Sure, it's fun to peek inside the brains of the guys who wrote this monster, BUT... Gee, hasn't anyone noticed that: 1. Microsoft is making a LOT of fuss over code which has been privately circulated for years... 2. This ruckus is about a M$ product which has been replaced by a newer one... 3. M$ has never been able to convince a sh*tload of corporate PeeCee owners to upgrade to Windoze XP... 4. The obvious method of circumventing this Terrible Threat is to buy a newer operating system from M$?

Corporate crapcode (none / 1) (#136)
by A55M0NKEY on Tue Feb 17, 2004 at 03:21:09 PM EST

Notice how MS's flagship products have the mojo to force their OS team to crap up their code with ugly hacks. Problems with the apps get fixed in the OS instead of in the app as they are supposed to be. This would never happen with an open source OS like linux. Why? First, anyone with a crappy app can use the source and make their own hacked up version of the OS, and secondly, the rest of the world would remove any dirty hacks meant to cover the arse of a badly behaved app that they don't use and redistribute. The flawed app would either get it's act together and be fixed or people would use something else.

People are all worried about Microsoft having stolen GNU code.

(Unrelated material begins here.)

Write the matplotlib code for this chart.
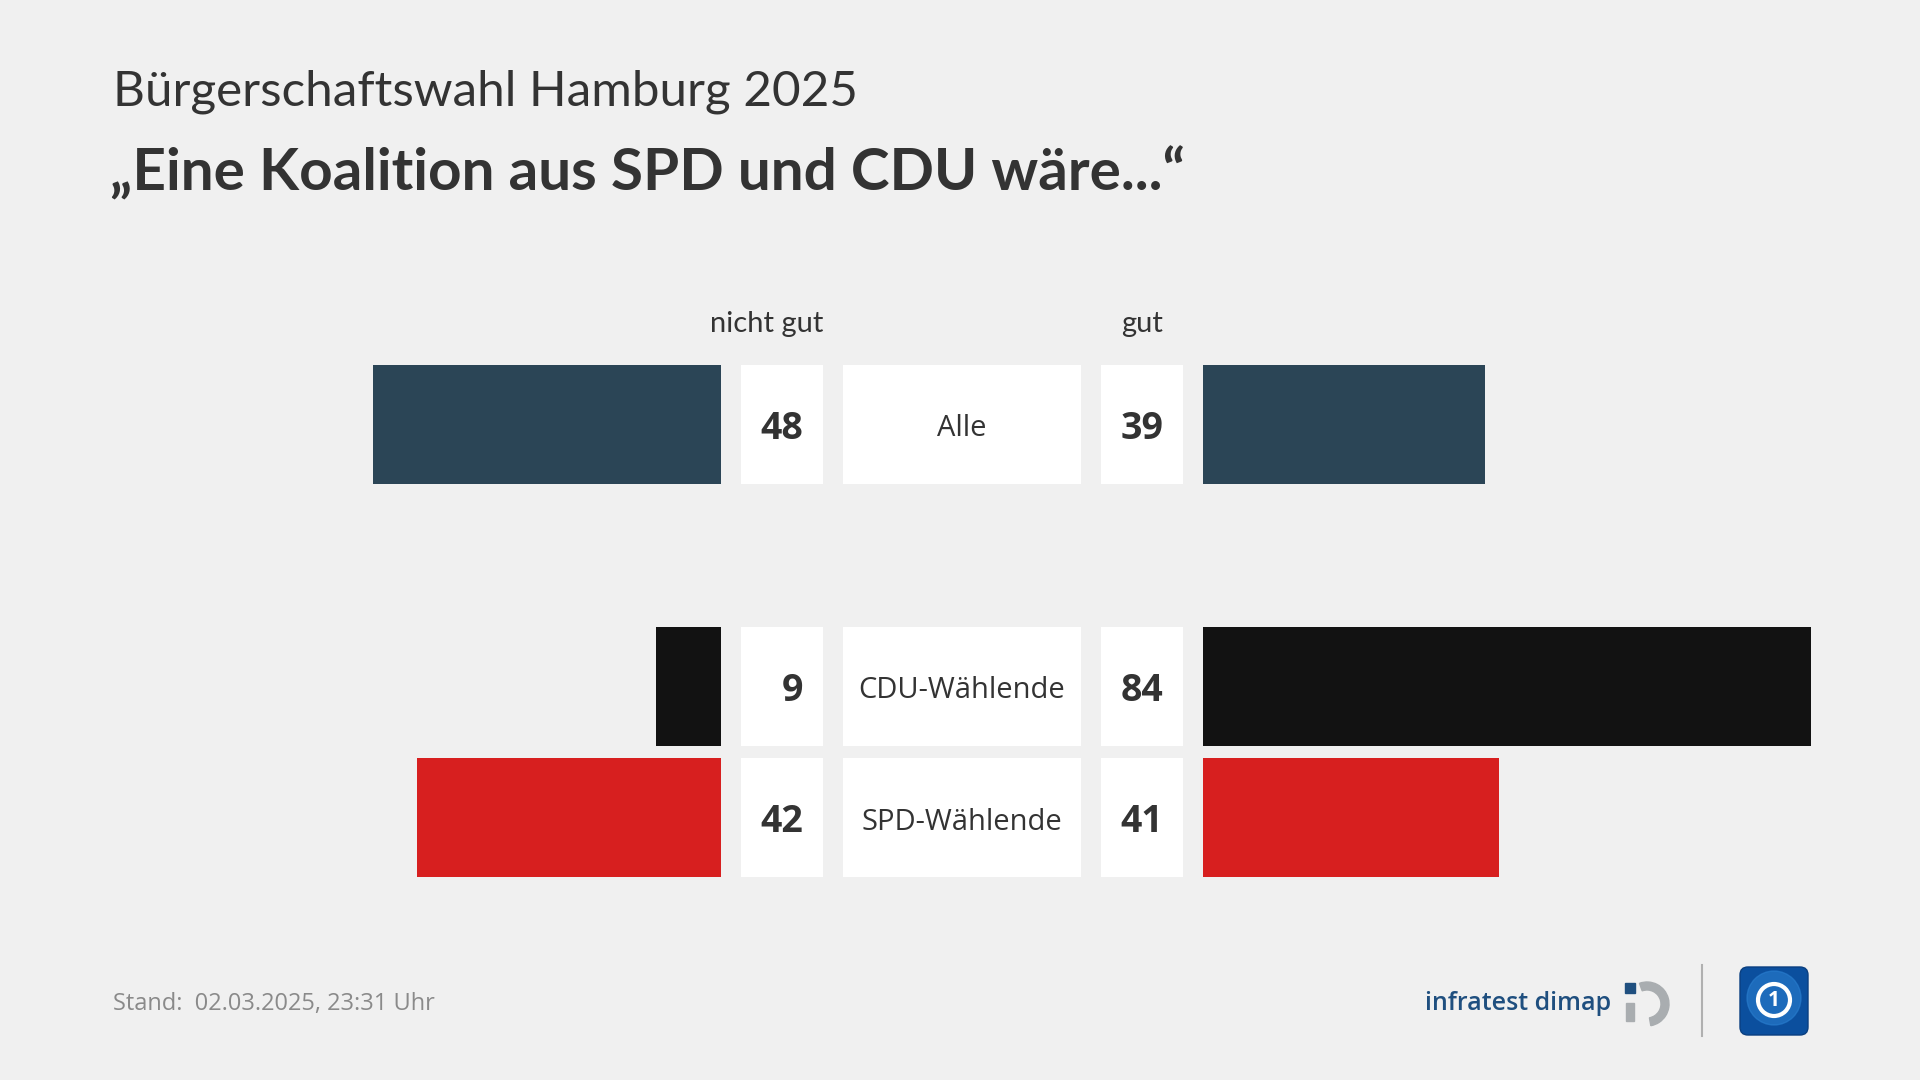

This is not nearly as worrying as the prospect of Microsoft, in subsequent years claiming that this leaked code has somehow been stolen and incorporated into GNU software. Think MS acting like SCO.

tabs to spaces (none / 0) (#138)
by nixmose on Tue Feb 17, 2004 at 05:35:28 PM EST

I find it more curious that somebody makes a comment about tabs to spaces messing up the build. I'd be a lot more pissed about how it messes up the source code control system. Maybe I presume too much. Do you think they use source code control?

Copyright versus trade secret (none / 1) (#150)
by swr on Wed Feb 18, 2004 at 02:41:07 PM EST

One thing I don't understand is, why is it assumed that the source code is copyrighted?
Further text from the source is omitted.